In Deutschland gibt es eben keine strikte Trennung zwischen Staat und Religion, wie z.B. in Frankreich, sondern eine Kooperation die beiden Seiten Rechte und Pflichten aufträgt. Der Staat treibt für die Kirchen Steuern ein, im Gegenzug leisten diese Dienste im Bereich der Diakonie, Pflege, Seelsorge, Kirche. Gehälter der Pastoren/Priester werden aus diesem Topf bezahlt, sowie Altenpflege in Heimen, Seelsorge in Gefängnissen, Sozialarbeit in den Kirchen usw. Voraussetzung ist die Anerkennung als Körperschaft öffentlichen Rechtes, welches Bedingungen unterworfen ist – wie die Offenlegung des Mitgliederverzeichnisses wie der Nachweis, dass sich die Religionsgemeinschaften tatsächlich um die religiösen Belange ihrer Mitglieder kümmern, Gewähr auf Dauer bieten usw.. Dies würde natürlich eine Kontrolle des Staates nachsichziehen, denn wer Geld bekommt muss auch Rechenschaft ablegen. Dies dürfte ein wesentlicher Knackpunkt auf Verbandsseite sein. Denn ein Bewusstsein was den Verbänden gänzlich fehlt: Rechenschaft über das Geld abzugeben, was sie von den Mitgliedern eintreiben.

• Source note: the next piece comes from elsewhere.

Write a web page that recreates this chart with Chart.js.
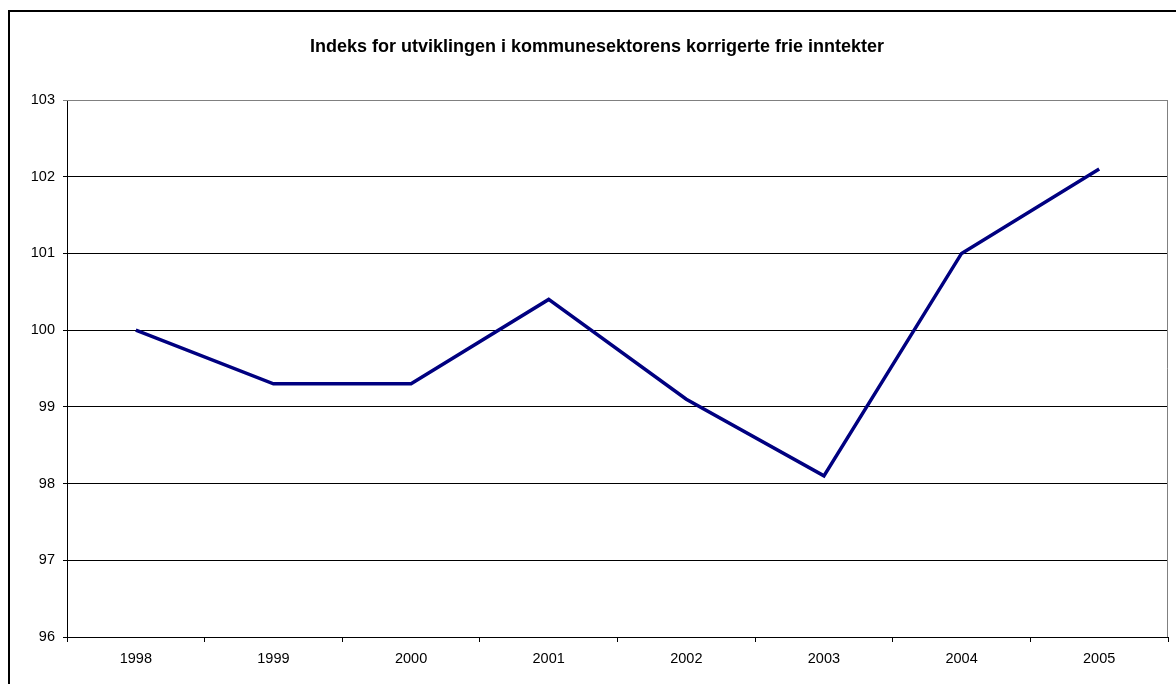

Ansonsten dürften die türkisch-islamischen Verbände ja kaum etwas gegen eine Moscheesteuer haben. Denn sie haben ja auch grundsätzlich nichts gegen die Kontrolle und Bevormundung der Muslime durch die Diyanet. In Folge würde dies auch zu einer Gründung einer muslimischen Religionsbehörde wie in Österreich führen. Die spannende Frage wäre nur: würden die Verbände sich zu einem Dachverband zusammenschließen, um dann gemeinsamer Ansprechpartner nach innen wie nach außen zu sein oder würden die Egoismen der Verbände die Oberhand gewinnen. Dies würde ja dann die praktische Konfessionlisierung der Verbände bedeuten – sie müssten sich ja religiös von den anderen Verbänden distanzieren, um als eigenständige Religionsgemeinschaft anerkannt zu werden. Eine islamische Stiftung, wie auch in der Öffentlichkeit diskutiert, würde genau an diesem Punkt auf die Probe gestellt: Können die Verbände ihre Eigeninteressen hinter den Interessen der Muslime in Deutschland zurückstellen, um eine basisdemokratsich gewählte demokratische Selbstorganisation zu unterstützen? Die Idee einer Moscheesteuer hat ihren Charme, was auch die muslimische Gemeindearbeit vor Ort betrifft: den Moscheevereinen fehlt Geld um z.B. Projekte zu verwirklichen oder Personal einzustellen. Es würde eine Entlastung für die Gemeinden bedeuten. Sie wären nicht gezwungen jeden Freitag oder bei Festtagen Geld einzusammeln, die ja oftmals auf frustrierte Gegenwehr der Moscheebesucher stossen. Eins müssen sich die Muslime aber hierbei klar sein: eine Professionalisierung der Gemeindearbeit kann eine Delegation von islamischer Arbeit auf Professionelle bedeuten und damit das ehrenamtliche Engagement in Gefahr bringen: Warum sollte man sich angagieren, wenn es bezahlte Leute dafür gibt?
Eine Hintertür hat die Idee schon. Es gibt keinen zwingenden theologischen Grund um eine Moscheesteuer zu rechtfertigen- es sei denn man würde es als Zakat/Pflichtabgabe deklarieren (hier würden natürlich weitere Probleme entstehen, wie berechnet man die Höhe im einzelnen, die Gelder könnten nicht für die Moscheen genutzt werden können, denn die Zakat könnte u.a. nur für Arme, Bedürftige aufgewendet werden etc.). Und wichtiger: der Verzicht auf eine Moscheesteuer würde nicht automatisch die Exkommunizierung bedeuten – man ist immer noch Muslim auch wenn man keine Moscheesteuer bezahlt und man könnte alle religiösen Dienste in Anspruch nehmen (zumindestens formell). Diese Frage und weitere Fragen stellen die Muslime in Deutschland vor die grundsätzliche Frage: wie halten wir es mit unserem Verhältnis zum deutschen Staat und dem formellen-rechtlichen Rahmen von Staat und Religion in Deutschland.